== Records contained in a dataset ==
···

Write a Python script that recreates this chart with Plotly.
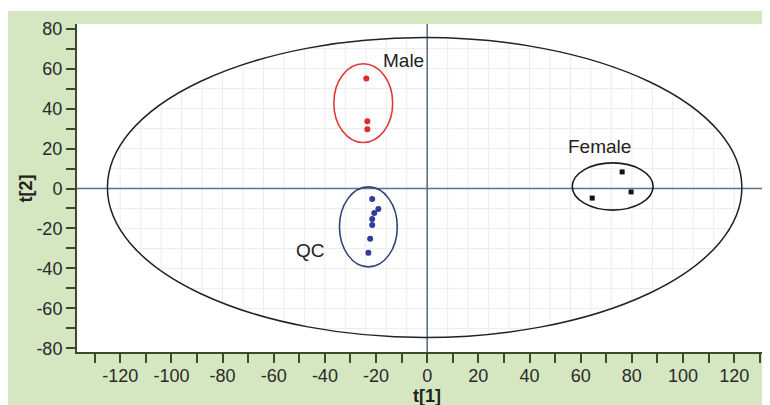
import numpy as np
import plotly.graph_objects as go

# ---- data ----
male_x = [-23.8, -23.4, -23.4]
male_y = [55.0, 33.7, 29.7]
qc_x = [-21.5, -19.1, -20.7, -21.5, -21.5, -22.3, -23.0]
qc_y = [-5.2, -10.2, -12.2, -15.2, -18.2, -25.2, -32.2]
female_x = [76.2, 79.7, 64.5]
female_y = [8.3, -1.7, -4.8]

group_names = ["Male", "QC", "Female"]
ell_cx = [-25.0, -23.0, 72.5]
ell_cy = [42.7, -19.2, 1.0]
ell_rx = [11.5, 11.3, 15.8]
ell_ry = [19.7, 20.0, 11.8]
label_x = [-9.1, -45.8, 67.5]
label_y = [63.9, -30.8, 20.8]

# Hotelling T2 ellipse
t2_cx, t2_cy, t2_rx, t2_ry = -1.0, 0.5, 124.0, 75.0

x_tickvals = list(range(-130, 131, 10))
x_ticktext = [str(v) if v % 20 == 0 else "" for v in x_tickvals]
y_tickvals = list(range(-80, 81, 10))
y_ticktext = [str(v) if v % 20 == 0 else "" for v in y_tickvals]

grid_x = list(range(-120, 121, 8))
grid_y = list(range(-70, 71, 10))

# ---- styles ----
GREEN = "#d5e7c1"
AXIS = "#3b4a2c"
REF = "#5d7189"
FONT = "Liberation Sans, Arial, sans-serif"
ell_colors = ["#e23a3a", "#34437e", "#1a1a1a"]

fig = go.Figure()

# faint grid clipped to the T2 ellipse
gx, gy = [], []
for g in grid_x:
    u = (g - t2_cx) / t2_rx
    if abs(u) < 1:
        h = t2_ry * np.sqrt(1 - u * u)
        gx += [g, g, None]
        gy += [t2_cy - h, t2_cy + h, None]
for g in grid_y:
    v = (g - t2_cy) / t2_ry
    if abs(v) < 1:
        w = t2_rx * np.sqrt(1 - v * v)
        gx += [t2_cx - w, t2_cx + w, None]
        gy += [g, g, None]
fig.add_trace(go.Scatter(x=gx, y=gy, mode="lines",
                         line=dict(color="#ededed", width=1),
                         hoverinfo="skip", showlegend=False))

# reference lines
fig.add_hline(y=0, line=dict(color=REF, width=1.6))
fig.add_vline(x=0, line=dict(color=REF, width=1.6))

# ellipses
fig.add_shape(type="circle", xref="x", yref="y",
              x0=t2_cx - t2_rx, x1=t2_cx + t2_rx,
              y0=t2_cy - t2_ry, y1=t2_cy + t2_ry,
              line=dict(color="#222222", width=1.5))
for i in range(3):
    fig.add_shape(type="circle", xref="x", yref="y",
                  x0=ell_cx[i] - ell_rx[i], x1=ell_cx[i] + ell_rx[i],
                  y0=ell_cy[i] - ell_ry[i], y1=ell_cy[i] + ell_ry[i],
                  line=dict(color=ell_colors[i], width=1.6))

# points
fig.add_trace(go.Scatter(x=male_x, y=male_y, mode="markers",
                         marker=dict(color="#e8242c", size=6, symbol="circle"),
                         showlegend=False))
fig.add_trace(go.Scatter(x=qc_x, y=qc_y, mode="markers",
                         marker=dict(color="#2f3d9c", size=6, symbol="circle"),
                         showlegend=False))
fig.add_trace(go.Scatter(x=female_x, y=female_y, mode="markers",
                         marker=dict(color="#111111", size=5, symbol="square"),
                         showlegend=False))

# group labels
for i in range(3):
    fig.add_annotation(x=label_x[i], y=label_y[i], text=group_names[i],
                       showarrow=False, xanchor="center", yanchor="middle",
                       font=dict(family=FONT, size=19, color="#222222"))

# axis titles
fig.add_annotation(x=0, xref="x", y=-0.135, yref="paper", text="<b>t[1]</b>",
                   showarrow=False, xanchor="center", yanchor="middle",
                   font=dict(family=FONT, size=18, color="#222222"))
fig.add_annotation(x=-0.075, xref="paper", y=0, yref="y", text="<b>t[2]</b>",
                   showarrow=False, textangle=-90, xanchor="center", yanchor="middle",
                   font=dict(family=FONT, size=18, color="#222222"))

# thin white strip at the top of the green panel
fig.add_shape(type="rect", xref="paper", yref="paper", x0=-0.2, x1=1.2,
              y0=(344 - 3) / 328, y1=1.2, fillcolor="white", line_width=0, layer="below")

fig.update_xaxes(range=[-136.9, 134.0], tickmode="array", tickvals=x_tickvals,
                 ticktext=x_ticktext, ticks="outside", ticklen=9, tickwidth=1.5,
                 tickcolor=AXIS, showline=True, linecolor=AXIS, linewidth=2,
                 showgrid=False, zeroline=False, automargin=False,
                 ticklabelstandoff=-3,
                 tickfont=dict(family=FONT, size=18, color="#2a2a2a"))
fig.update_yaxes(range=[-81.8, 82.3], tickmode="array", tickvals=y_tickvals,
                 ticktext=y_ticktext, ticks="outside", ticklen=9, tickwidth=1.5,
                 tickcolor=AXIS, showline=True, linecolor=AXIS, linewidth=2,
                 showgrid=False, zeroline=False, automargin=False,
                 tickfont=dict(family=FONT, size=18, color="#2a2a2a"))

fig.update_layout(width=762, height=397,
                  margin=dict(l=69, r=0, t=16, b=53),
                  paper_bgcolor=GREEN, plot_bgcolor="white",
                  showlegend=False)

fig.write_html("out.html")
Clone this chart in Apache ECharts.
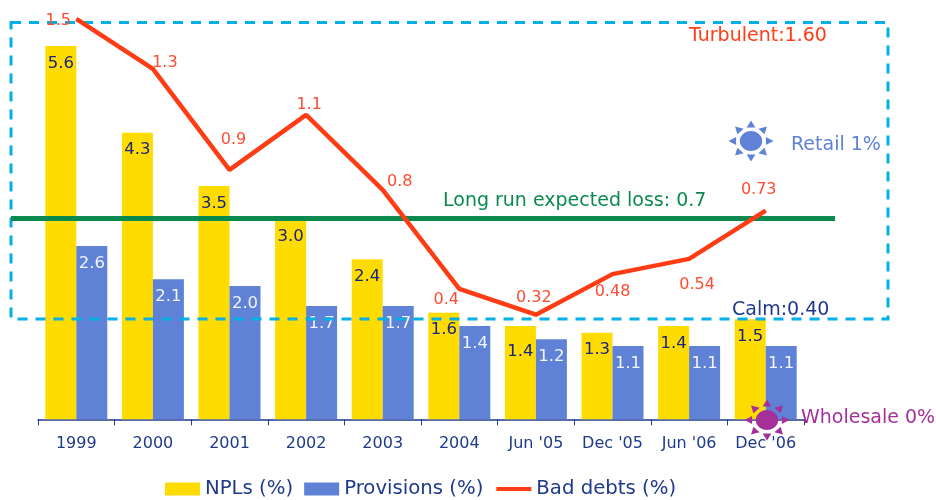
<!DOCTYPE html>
<html>
<head>
<meta charset="utf-8">
<style>html,body{margin:0;padding:0;background:#fff}#c{width:936px;height:500px}</style>
<script src="https://cdn.jsdelivr.net/npm/echarts@6/dist/echarts.min.js"></script>
</head>
<body>
<div id="c"></div>
<script>
const categories = ['1999','2000','2001','2002','2003','2004',"Jun '05","Dec '05","Jun '06","Dec '06"];
const npls = [5.6,4.3,3.5,3.0,2.4,1.6,1.4,1.3,1.4,1.5];
const provisions = [2.6,2.1,2.0,1.7,1.7,1.4,1.2,1.1,1.1,1.1];
const badDebts = [1.486,1.289,0.891,1.108,0.812,0.422,0.32,0.48,0.54,0.73];
const badDebtLabels = ['1.5','1.3','0.9','1.1','0.8','0.4','0.32','0.48','0.54','0.73'];
const longRunLoss = 0.7;

const FONT = '"DejaVu Sans", Verdana, sans-serif';
const NAVY = '#1F3A8A', YELLOW = '#FFDC00', BLUE = '#5F82D6', RED = '#FF3C14',
      GREEN = '#0B8A50', CYAN = '#00B0E6', PURPLE = '#A5309A';

const lineLabelShift = [[-18,2],[12,-6],[4,-30],[3,-10],[17,-8],[-13,11],[-2,-17],[0,18],[8,26],[-7,-21]];

function sun(cx, cy, color) {
  const kids = [{type:'ellipse',z:6,shape:{cx:0,cy:0,rx:10.2,ry:10},style:{fill:color}}];
  for (let i = 0; i < 8; i++) {
    kids.push({type:'polygon',z:6,rotation:-i*Math.PI/4,
      shape:{points:[[-4,-13.5],[4,-13.5],[0,-20.5]]},style:{fill:color}});
  }
  return {type:'group',x:cx,y:cy,z:6,scaleX:1.1,children:kids};
}
function note(text, x, y, color) {
  return {type:'text',x:x,y:y,z:6,style:{text:text,fill:color,font:'19px '+FONT,textVerticalAlign:'middle'}};
}

const chart = echarts.init(document.getElementById('c'), null, {renderer:'canvas'});
chart.setOption({
  animation:false,
  textStyle:{fontFamily:FONT},
  grid:{left:38,width:766,top:6,height:413.33},
  legend:{left:165,top:479,padding:0,itemWidth:35,itemHeight:13,itemGap:11,
    textStyle:{fontFamily:FONT,fontSize:19.7,color:NAVY},
    data:[{name:'NPLs (%)',icon:'rect'},{name:'Provisions (%)',icon:'rect'},
          {name:'Bad debts (%)',itemStyle:{opacity:0},lineStyle:{width:4,color:RED}}]},
  xAxis:{type:'category',data:categories,
    axisLine:{lineStyle:{color:NAVY,width:1.5}},
    axisTick:{show:true,length:6,lineStyle:{color:NAVY,width:1},alignWithLabel:false},
    axisLabel:{color:NAVY,fontSize:16,fontFamily:FONT,margin:17,interval:0}},
  yAxis:[
    {type:'value',min:0,max:6.2,show:false},
    {type:'value',min:-0.0926,max:1.5372,show:false}
  ],
  graphic:{elements:[
    {type:'rect',z:3,shape:{x:11,y:22.5,width:877,height:296.5},
      style:{fill:null,stroke:CYAN,lineWidth:3,lineDash:[10,8]}},
    note('Turbulent:1.60',689,36,RED),
    note('Retail 1%',791,145,BLUE),
    note('Long run expected loss: 0.7',443,201,GREEN),
    note('Calm:0.40',732,310,NAVY),
    note('Wholesale 0%',801,418,PURPLE),
    sun(751,141,BLUE),
    sun(767,420,PURPLE)
  ]},
  series:[
    {name:'NPLs (%)',type:'bar',data:npls.map((v,i)=>i===6
        ?{value:v,label:{offset:[0,8]}}:v),
      barWidth:31,barGap:'0%',z:2,itemStyle:{color:YELLOW},
      label:{show:true,position:'insideTop',distance:9,color:'#1A237E',fontSize:16.5,fontFamily:FONT,
        formatter:p=>p.value.toFixed(1)}},
    {name:'Provisions (%)',type:'bar',data:provisions,
      barWidth:31,z:2,itemStyle:{color:BLUE},
      label:{show:true,position:'insideTop',distance:9,color:'#F2F4FC',fontSize:16.5,fontFamily:FONT,
        formatter:p=>p.value.toFixed(1)}},
    {name:'Bad debts (%)',type:'line',yAxisIndex:1,z:5,symbol:'circle',symbolSize:1,showSymbol:true,
      lineStyle:{color:RED,width:4.5},itemStyle:{color:RED},
      data:badDebts.map((v,i)=>({value:v,label:{offset:lineLabelShift[i]}})),
      label:{show:true,position:'inside',color:'#FF4B33',fontSize:16,fontFamily:FONT,
        formatter:p=>badDebtLabels[p.dataIndex]},
      markLine:{silent:true,symbol:'none',z:4,animation:false,
        lineStyle:{color:GREEN,width:5,type:'solid'},label:{show:false},
        data:[[{xAxis:0,yAxis:longRunLoss,x:11},{xAxis:9,yAxis:longRunLoss,x:835}]]}}
  ]
});
</script>
</body>
</html>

···

== WRITTEN EXERCISE ==
Leave out any pictures and return exactly the lines from the beginning of the data through the line with "import plotly.graph_objects as go", inclusive.

== RESPONSE BELOW ==
Write a Python script that recreates this chart with Plotly.
import numpy as np
import plotly.graph_objects as go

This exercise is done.